Medvedev trumpets Russia as crisis-proof

Dmitry Medvedev says Russia is much better prepared for the 2nd wave of the crisis than Europe
Good economic numbers has prompted President Medvedev to suggest Russia is in a much better prepared for a second wave of crisis than Europe.

He's trumpeting Russia's fairly rapid GDP growth, 'this year it will reach between 4 – 4.5%, while in Europe and the US GDP growth will range from zero to 1%.'

And the President is equally optimistic about inflation which is projected to be at its lowest level in modern Russia's history – 7 %, and unemployment significantly lower, at about 6%.

His rosy picture isn't shared by all the experts, some argue it's too early to be so positive.

Igor Nikolaev, Partner and Director of Strategic Analysis at FBK, believes there was no really firm economic background underlying the good looking statistics. He remembers September 2008, when “Lehman Brothers had happened”, but Russian official statistics went on demonstrating a 3% growth in industrial production. Shortly after that, in October and November the Russian economy collapsed.

“Good numbers can make a major turnaround at any moment,” Nikolaev concluded.

Vladimir Tikhomirov, chief economist and executive director at Otkritie Financial Corporation, basically agrees with the President, saying Russia is gradually recovering, but still depends very much on European markets – its major trade partner, exporting Russian commodities and in return importing much of the food sold in this country.

And talking about Russia’s domestic environment, Tikhomirov noted that “gold reserves are also now almost back to the pre-crisis level, standing now at $530 billion, a bit below $600 billion in 2008.”

The second wave?

Now the debate is about whether the second wave of the crisis has already arrived and how it differs or will differ from past experience.

Nikolaev thinks “the modern economy is an economy of sentiment,” and the current turbulence in the markets, with investors worldwide being nervous and wary about the future, clearly indicates that the 2nd wave of the crisis is already here. Meanwhile, Tikhomirov calls markets fluctuations a “simple correction,” with the second wave of the crisis just approaching, should the economic environment in Europe get worse.

Being confident Russia is already experiencing the second stage, Nikolaev says it is much more dangerous than the previous one, sneaking up on the economy in a way much different from 2008. As opposed to then, when “everything collapsed really quickly and aggressive, with the economy recovering back also quite rapidly”, this time around world economies are slowing gradually, which is far more dangerous.

“Drop down and give me some push ups, as the saying goes – this is what was happening in all markets three years ago,” said Nikolaev.

Tikhomirov believes quite the opposite. “Economic authorities worldwide, including Russia, are much better prepared now, with the second wave of the crisis most likely to be smoother”, he says.

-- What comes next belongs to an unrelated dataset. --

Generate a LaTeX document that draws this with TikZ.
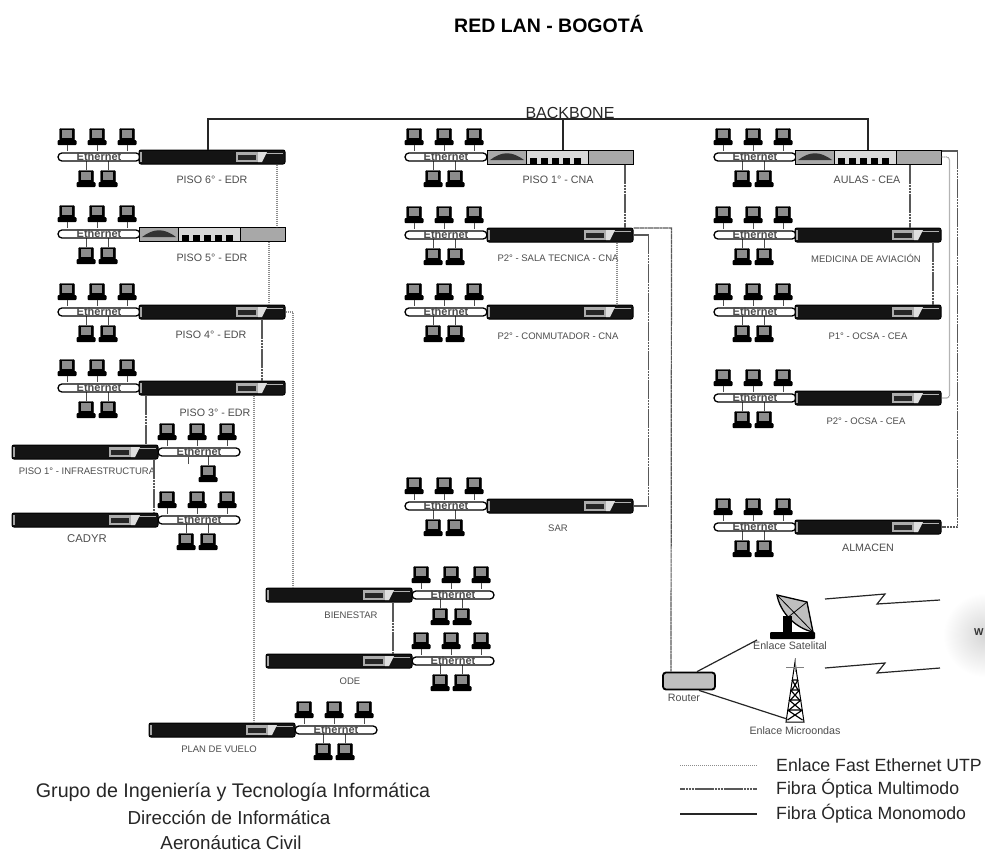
\documentclass[tikz,border=0pt]{standalone}
\usepackage{fontspec}
\setmainfont{Liberation Sans}
\usetikzlibrary{calc}
\definecolor{grisclaro}{gray}{0.66}
\definecolor{gristenue}{gray}{0.55}
\tikzset{
  mono/.style={line width=1.1pt, black!85},
  multi/.style={line width=1.2pt, black!65, dash pattern=on 2.5pt off 0.4pt},
  utp/.style={line width=1.1pt, gristenue, dash pattern=on 1.2pt off 0.8pt},
  radio/.style={line width=1.2pt, black!85},
  lanline/.style={line width=0.9pt, black!70},
  rotulo/.style={font=\fontsize{10.7}{12}\selectfont, text=black!70, inner sep=0pt},
  rotulochico/.style={rotulo, font=\fontsize{9.5}{11}\selectfont},
  leyenda/.style={font=\fontsize{17.7}{19}\selectfont, text=black!85, inner sep=0pt, anchor=west},
  pie/.style={font=\fontsize{19.7}{21}\selectfont, text=black!85, inner sep=0pt},
  piechico/.style={pie, font=\fontsize{18.8}{21}\selectfont},
  monitor/.style={draw=black, fill=black, minimum width=15pt, minimum height=13pt, inner sep=0pt, rounded corners=1pt},
  busnode/.style={draw=black, line width=1.3pt, fill=white, rounded corners=4pt, minimum width=82pt, minimum height=8pt, inner sep=0pt,
    font=\fontsize{11}{11}\bfseries\selectfont, text=black!70},
  swosc/.style={draw=black, line width=1pt, fill=black!92, rounded corners=2pt, minimum width=146pt, minimum height=14pt, inner sep=0pt},
  swcla/.style={draw=black, line width=1pt, fill=grisclaro, minimum width=146pt, minimum height=14pt, inner sep=0pt}
}
% Computador con su teclado
\newcommand{\equipo}[3]{%
  \node[monitor] (#1) at (#2,#3) {};
  \fill[gristenue] ($(#1.center)+(-5pt,5pt)$) rectangle ($(#1.center)+(5pt,-3pt)$);
  \fill[black, rounded corners=1pt] ($(#1.south)+(-9.5pt,1.5pt)$) rectangle ($(#1.south)+(9.5pt,-3.5pt)$);
}
% Grupo de red: nombre, x del extremo, y, abajo
\newcommand{\grupo}[4]{%
  \foreach \n/\dx in {a/9,b/39,c/69}{
    \equipo{#1\n}{#2+\dx}{#3-22}
    \draw[lanline] ($(#1\n.south)+(0,-3pt)$) -- ++(0,-6pt);
  }
  \foreach \dx [count=\i] in {#4}{
    \equipo{#1d\i}{#2+\dx}{#3+20}
    \draw[lanline] (#1d\i.north) -- ++(0,9pt);
  }
  \node[busnode] (#1bus) at (#2+41,#3) {Ethernet};
}
% Conmutador oscuro y conmutador claro
\newcommand{\swoscuro}[3]{%
  \node[swosc] (#1) at (#2,#3) {};
  \begin{scope}[shift={(#2,#3)}]
    \fill[gray!70] (-72,-5) rectangle (-70,5);
    \fill[gray!65] (24,-5) rectangle (46,5);
    \fill[black!85] (26,-2.5) rectangle (44,2.5);
    \fill[gray!25] (46,-5) -- (55,-5) -- (50,5) -- (46,5) -- cycle;
    \draw[gray!60, line width=1pt] (54,-3.5) -- (71,-3.5);
  \end{scope}
}
\newcommand{\swclaro}[3]{%
  \node[swcla] (#1) at (#2,#3) {};
  \begin{scope}[shift={(#2,#3)}]
    \fill[black!80] (-70,3) .. controls (-58,-6) and (-48,-6) .. (-36,3) -- cycle;
    \draw[black, line width=1pt, fill=gray!30] (-34,-7) rectangle (28,7);
    \foreach \px in {-30,-19,-8,3,14}{
      \fill[black] (\px,1) rectangle (\px+7,6.5);
    }
  \end{scope}
}
\begin{document}
\begin{tikzpicture}[x=1pt,y=-1pt]
  \useasboundingbox (0,0) rectangle (985,857);
  \node[font=\fontsize{19.5}{21}\bfseries\selectfont, inner sep=0pt] (titulo) at (549,24) {RED LAN - BOGOTÁ};

  % Nube
  \shade[inner color=gray!32, outer color=white] (985,635) circle (42);
  \node[font=\fontsize{10}{10}\bfseries\selectfont, text=black!80, inner sep=0pt, anchor=west] (nube) at (974,632) {W};

  % Columna izquierda
  \grupo{seis}{58}{157}{28,50}
  \swoscuro{pseis}{212}{157}
  \node[rotulo] (rseis) at (212,180) {PISO 6° - EDR};
  \grupo{cinco}{58}{234}{28,50}
  \swclaro{pcinco}{212}{234}
  \node[rotulo] (rcinco) at (212,258) {PISO 5° - EDR};
  \grupo{cuatro}{58}{312}{28,50}
  \swoscuro{pcuatro}{212}{312}
  \node[rotulo] (rcuatro) at (211,335) {PISO 4° - EDR};
  \grupo{tres}{58}{388}{28,50}
  \swoscuro{ptres}{212}{388}
  \node[rotulo] (rtres) at (215,413) {PISO 3° - EDR};
  \grupo{infra}{158}{452}{50}
  \swoscuro{pinfra}{85}{452}
  \node[rotulochico] (rinfra) at (87,471) {PISO 1° - INFRAESTRUCTURA};
  \coordinate (stub) at (188,464);
  \draw[lanline] (stub) -- (stub |- infrabus.south);
  \grupo{cadyr}{158}{520}{28,50}
  \swoscuro{pcadyr}{85}{520}
  \node[rotulo, font=\fontsize{11.3}{12}\selectfont] (rcadyr) at (87,539) {CADYR};

  % Grupos de abajo
  \grupo{bien}{412}{595}{28,50}
  \swoscuro{pbien}{339}{595}
  \node[rotulochico] (rbien) at (351,615) {BIENESTAR};
  \grupo{ode}{412}{661}{28,50}
  \swoscuro{pode}{339}{661}
  \node[rotulochico] (rode) at (350,681) {ODE};
  \grupo{plan}{295}{730}{28,50}
  \swoscuro{pplan}{222}{730}
  \node[rotulochico] (rplan) at (219,749) {PLAN DE VUELO};

  % Columna central
  \grupo{cna}{405}{157}{28,50}
  \swclaro{pcna}{560}{157}
  \node[rotulo] (rcna) at (558,180) {PISO 1° - CNA};
  \grupo{sala}{405}{235}{28,50}
  \swoscuro{psala}{560}{235}
  \node[rotulochico] (rsala) at (558,258) {P2° - SALA TECNICA - CNA};
  \grupo{comu}{405}{312}{28,50}
  \swoscuro{pcomu}{560}{312}
  \node[rotulochico] (rcomu) at (558,336) {P2° - CONMUTADOR - CNA};
  \grupo{sar}{405}{506}{28,50}
  \swoscuro{psar}{560}{506}
  \node[rotulochico] (rsar) at (558,528) {SAR};

  % Columna derecha
  \grupo{aulas}{714}{157}{28,50}
  \swclaro{paulas}{868}{157}
  \node[rotulo] (raulas) at (867,180) {AULAS - CEA};
  \grupo{medi}{714}{235}{28,50}
  \swoscuro{pmedi}{868}{235}
  \node[rotulochico] (rmedi) at (866,258) {MEDICINA DE AVIACIÓN};
  \grupo{ocuno}{714}{312}{28,50}
  \swoscuro{pocuno}{868}{312}
  \node[rotulochico] (rocuno) at (868,336) {P1° - OCSA - CEA};
  \grupo{ocdos}{714}{398}{28,50}
  \swoscuro{pocdos}{868}{398}
  \node[rotulochico] (rocdos) at (866,421) {P2° - OCSA - CEA};
  \grupo{alma}{714}{527}{28,50}
  \swoscuro{palma}{868}{527}
  \node[rotulo] (ralma) at (868,548) {ALMACEN};

  % Backbone
  \node[font=\fontsize{16}{17}\selectfont, text=black!85, inner sep=0pt, anchor=south] (backbone) at (570,119) {BACKBONE};
  \draw[mono] ([xshift=-4pt]pseis.north) |- (backbone.south -| paulas.north) -- (paulas.north);
  \draw[mono, line width=1.4pt] ([xshift=3pt]pcna.north) -- ++(0,31pt);

  % Enlaces entre pisos
  \draw[utp] ([xshift=65pt]pseis.south) -- ([xshift=65pt]pcinco.north);
  \draw[utp] ([xshift=57pt]pcinco.south) -- ([xshift=57pt]pcuatro.north);
  \draw[multi] ([xshift=50pt]pcuatro.south) -- ([xshift=50pt]ptres.north);
  \draw[utp] ([xshift=42pt]ptres.south) -- ([xshift=32pt]pplan.north);
  \draw[utp] (pcuatro.east) -| ([xshift=-46pt]pbien.north);
  \draw[multi] ([xshift=-66pt]ptres.south) -- ([xshift=-66pt]ptres.south |- pinfra.north);
  \draw[multi] ([xshift=69pt]pinfra.south) -- ([xshift=69pt]pcadyr.north);
  \draw[multi] ([xshift=54pt]pbien.south) -- ([xshift=54pt]pode.north);

  \draw[multi] ([xshift=65pt]pcna.south) -- ([xshift=65pt]psala.north);
  \draw[utp] ([xshift=57pt]psala.south) -- ([xshift=57pt]pcomu.north);
  \draw[multi] (psala.east) -- ++(15pt,0) |- (psar.east);

  \draw[multi] ([xshift=42pt]paulas.south) -- ([xshift=42pt]pmedi.north);
  \draw[multi] ([xshift=65pt]pmedi.south) -- ([xshift=65pt]pocuno.north);
  \draw[multi] ([yshift=6pt]paulas.east) -- ++(16pt,0) |- (palma.east);
  \draw[utp, rounded corners=3pt] (paulas.east) -- ++(8pt,0) |- (pocdos.east);

  % Router y enlaces
  \node[draw=black, line width=1.8pt, fill=gray!50, rounded corners=3pt, minimum width=52pt, minimum height=17pt, inner sep=0pt] (router) at (689,681) {};
  \node[rotulo] (rrouter) at (684,698) {Router};
  \draw[multi] ([yshift=7pt]psala.east) -- ++(38pt,0) -- ([xshift=-18pt]router.north);

  % Antena satelital
  \draw[black, line width=1.3pt, fill=gray!50] (777,595) -- (807,602) -- (813,632) .. controls (795,628) and (780,612) .. cycle;
  \draw[black, line width=0.8pt] (777,595) -- (813,632) (807,602) -- (787,618);
  \fill[black] (783,616) rectangle (792,633);
  \fill[black, rounded corners=1pt] (770,632) rectangle (815,639);
  \node[rotulo] (rsat) at (790,646) {Enlace Satelital};
  \coordinate (plato) at (757,640);
  \draw[radio] ([xshift=8pt]router.north) -- (plato);
  \coordinate (salat) at (825,599);
  \draw[radio] (salat) -- (885,594) -- (877,604) -- (940,600);

  % Torre de microondas
  \draw[black, line width=1pt] (795,662) -- (786,722) -- (804,722) -- cycle;
  \foreach \ty/\tx in {680/3,690/4.5,700/6,710/7.5}{
    \draw[black, line width=1.2pt] (795-\tx,\ty) -- (795+\tx,\ty) (795-\tx,\ty) -- (795+\tx,\ty+10) (795+\tx,\ty) -- (795-\tx,\ty+10);
  }
  \draw[gray, line width=1pt] (786,667) -- (804,667) (795,658) -- (795,672);
  \node[rotulo] (rmic) at (795,731) {Enlace Microondas};
  \coordinate (torre) at (787,719);
  \draw[radio] ([xshift=10pt]router.south) -- (torre);
  \coordinate (salam) at (825,668);
  \draw[radio] (salam) -- (885,663) -- (877,673) -- (940,668);

  % Leyenda
  \node[leyenda] (leyuno) at (776,765) {Enlace Fast Ethernet UTP};
  \node[leyenda] (leydos) at (776,789) {Fibra Óptica Multimodo};
  \node[leyenda] (leytres) at (776,814) {Fibra Óptica Monomodo};
  \coordinate (lu) at (680,765);
  \coordinate (ld) at (680,789);
  \coordinate (lt) at (680,814);
  \draw[utp, line width=0.8pt] (lu) -- ([xshift=-19pt]leyuno.west);
  \draw[multi] (ld) -- ([xshift=-19pt]leydos.west);
  \draw[mono] (lt) -- ([xshift=-19pt]leytres.west);

  % Pie
  \node[pie] (pieuno) at (233,792) {Grupo de Ingeniería y Tecnología Informática};
  \node[piechico] (piedos) at (229,818) {Dirección de Informática};
  \node[piechico] (pietres) at (231,843) {Aeronáutica Civil};
\end{tikzpicture}
\end{document}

Huge social obligations the Russian Government undertook, which includes the promise to pay more to pensioners, for example, coupled with a dramatically thinned down “safety pillow” of the Russian economy – a Reserve Fund that now has 6 times less money, 800 million roubles compared with 4.9 trillion roubles in 2008,– make the situation in Russia very risky at the moment, Nikolaev concluded in a negative note.

Diversification away.

Being generally positive about the economic outlook for Russia, Medvedev admitted that while commodities exports provide for a lion’s share of budget revenues in Russia, it’s economy remains fragile.

"If we say that we are protected from the problems this would be a lie," the president says. "We must minimise our dependence on the fluctuations in the raw materials market," he said.

But there’s no debate about the chances for Russian economy turning away from commodities, with Tikhomirov saying “it’ll take some decades,” explaining the need to go through a number of serious and long lasting stages, from attracting investment to educating the staff for new industries.

Nikolaev underlined that real steps of the Russian authorities, such as opening new oil and gas pipelines, are in fact just strengthening the country’s image of a commodities exporter, with the prospect of diversifying away from those being very vague.